CLEVELAND -- Nothing is certain yet, but the Heat is hoping Greg Oden can be permanent fixture in its starting lineup.
Oden started for the second game in a row on Tuesday in Cleveland, and Heat coach Erik Spoelstra would like Oden to remain in that position for the team’s push to the playoffs. With Oden playing the first six minutes or so of the first and third quarters, the Heat can theoretically address a number of concerns, including a potential matchup with Roy Hibbert and the Indiana Pacers in the playoffs.
“There are a lot of different layers to it, but it cleans up some of the things with our rotation,” Spoelstra said. “It also guarantees we can get those minutes. I really like what he has been doing the last month or so.”
Oden played well defensively in his seven minutes in the first quarter and helped create some of the transition situations that led to LeBron James’ big first quarter. James had 25 points in the first 12 minutes of the game. That was a good sign, considering the Heat doesn’t want to disrupt the team’s rhythm by inserting Oden into the starting lineup.
“We actually want to create an environment where it’s not different,” Spoelstra said. “Obviously, from the shear size of what he brings to the game, there will be different benefits that hopefully we can take advantage of, but in terms of how we want to play — aggressiveness, imposing our identity — we want that to be the same.”
Of course, whether Oden’s knees can manage the stress is the biggest concern. The Heat will continue to closely monitor Oden’s knees and limit his minutes, but the game in Cleveland was another positive step. Oden played 14 minutes against the Cavaliers. His season-high in minutes per game entering Tuesday was 13.
“We like what he does, he does something different, but we’re still able to play our game,” Spoelstra said. “We won’t extend his minutes long, and it seems we can build it in pretty seamless in that starting unit.”

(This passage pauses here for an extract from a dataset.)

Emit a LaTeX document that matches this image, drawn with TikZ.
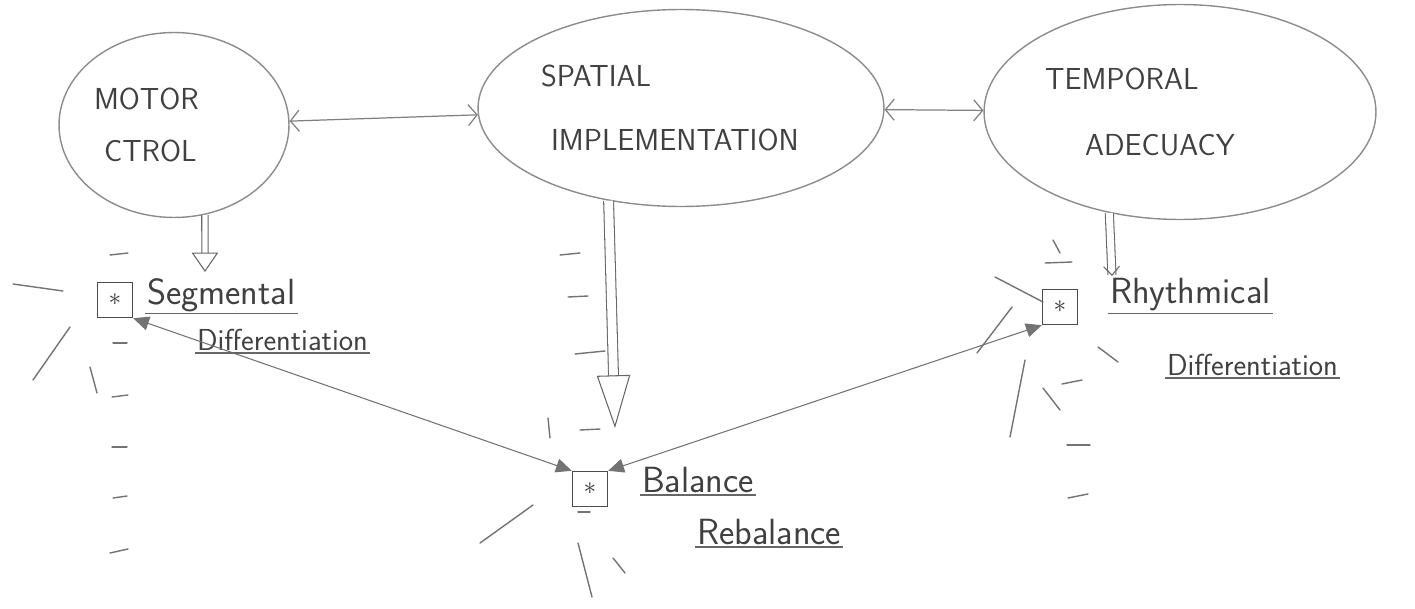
\documentclass[tikz,border=0pt]{standalone}
\usetikzlibrary{shapes.geometric}
\usetikzlibrary{arrows.meta}
\tikzset{
    idea/.style={
        ellipse,
        draw=black!45,
        line width=0.8pt,
        inner sep=0pt,
        align=left,
        text=black!75,
        font=\sffamily\LARGE},
    marker/.style={
        rectangle,
        draw=black!70,
        line width=0.8pt,
        minimum size=0.7cm,
        inner sep=0pt,
        text=black!80,
        font=\Large},
    note/.style={
        anchor=west,
        inner sep=1pt,
        text=black!75,
        font=\sffamily\huge},
    rule/.style={draw=black!60, line width=0.7pt},
    tick/.style={draw=black!55, line width=0.8pt, line cap=round},
    link/.style={draw=black!50, line width=0.7pt,
        {Straight Barb[length=5pt,width=12pt]}-{Straight Barb[length=5pt,width=12pt]}},
    sync/.style={draw=black!55, line width=0.6pt,
        {Triangle[length=9pt,width=8pt]}-{Triangle[length=9pt,width=8pt]}},
    feed/.style={draw=black!60, double=white, line width=0.6pt}}

\begin{document}
\begin{tikzpicture}[x=0.02cm,y=-0.02cm]
        \useasboundingbox (0,0) rectangle (1415,608);

        \node[idea, text width=3.2cm, minimum width=4.6cm, minimum height=3.7cm] (motor) at (174,125) {MOTOR\\[8pt]\hspace*{0.2cm}CTROL};
        \node[idea, text width=5.6cm, minimum width=8.12cm, minimum height=3.94cm] (spatial) at (681,108) {SPATIAL\\[14pt]\hspace*{0.2cm}IMPLEMENTATION};
        \node[idea, text width=5.4cm, minimum width=7.84cm, minimum height=4.3cm] (temporal) at (1180,112) {TEMPORAL\\[16pt]\hspace*{0.8cm}ADECUACY};

        \node[marker] (seg) at (115,300) {$\ast$};
        \node[marker] (bal) at (590,489) {$\ast$};
        \node[marker] (rhy) at (1060,307) {$\ast$};

        \node[note] (segA) at (145,295) {Segmental};
        \node[note, font=\sffamily\LARGE] (segB) at (195,340) {Differentiation};
        \node[note] (balA) at (640,480) {Balance};
        \node[note] (balB) at (695,532) {Rebalance};
        \node[note] (rhyA) at (1108,295) {Rhythmical};
        \node[note, font=\sffamily\LARGE] (rhyB) at (1165,365) {Differentiation};

        \coordinate (segin) at (205,272);
        \coordinate (balin) at (615,428);
        \coordinate (rhyin) at (1112,276);

        \draw[link] (motor) -- (spatial);
        \draw[link] (spatial) -- (temporal);

        \draw[feed, double distance=3pt, -{Triangle[open,length=11pt,width=15pt]}] (motor.-71) -- (segin);
        \draw[feed, double distance=5pt, -{Triangle[open,length=30pt,width=19pt]}] (spatial.-128) -- (balin);
        \draw[feed, double distance=4pt, -{Straight Barb[length=5pt,width=9pt]}] (temporal.-125) -- (rhyin);

        \draw[sync] (seg.south east) -- (bal.north west);
        \draw[sync] (rhy.south west) -- (bal.north east);

        \foreach \n in {segA,segB,balA,balB,rhyA,rhyB}
            \draw[rule] (\n.south west) -- (\n.south east);

        \foreach \xa/\ya/\xb/\yb in {110/255/128/253, 113/343/127/343, 112/397/128/395, 112/447/127/447,
                113/498/127/496, 110/553/128/549, 13/284/63/291, 33/380/70/327, 90/367/97/393,
                560/255/580/253, 568/297/588/296, 575/354/605/351, 580/430/600/429, 548/418/550/438,
                578/512/590/512, 480/543/533/505, 578/543/592/597, 613/558/625/573,
                1045/263/1072/262, 1053/240/1060/253, 1062/384/1082/380, 1067/445/1090/445,
                1068/498/1088/494, 995/277/1043/302, 977/353/1012/307, 1098/347/1118/362,
                1043/388/1060/410, 1010/437/1025/360}
            \draw[tick] (\xa,\ya) -- (\xb,\yb);

    \end{tikzpicture}
\end{document}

There is also a sense among the Heat’s coaching staff that Oden can contribute more consistently knowing that he will be playing the first six or so minutes of each half every game. Oden was having trouble finding offensive consistency while playing spot minutes, but Spoelstra noted the intimidating center “still found a way to contribute.”
James on Jackson
James had plenty to say before Tuesday’s game about Phil Jackson’s appointment as the Knicks’ new president of basketball operations.
“He brings a championship pedigree, and we all know that,” James said. “His résumé speaks for itself. … I think it’s exciting for them. It’s a fresh face and a guy who has been through everything and has had so much success in his career, so you think he could translate that into knowing personnel, to getting guys into the right places, to getting who can help other guys, so we’ll see what happens.”
Could Jackson transform the Knicks in the same way that Pat Riley built and then rebuilt the Heat?
“Riles was different when he came to Miami,” James said. “Riles came to Miami as a coach and Riles was younger as well … so it was different in that sense, but those are two Hall of Famers that we’re talking about that have played the game and coached and now orchestrating a front office as well.”
The obligatory “return to Cleveland” questions arose during James’ pregame news conference when a reporter asked James if he would like to return to Cleveland.
“As for right now, it’s too hard for me to think about,” James said. “We have less than 20 games until we gear up for no sleep, two months hopefully.
“So, for me to try to take my mind somewhere else when I know what’s on its way, it’s almost impossible.”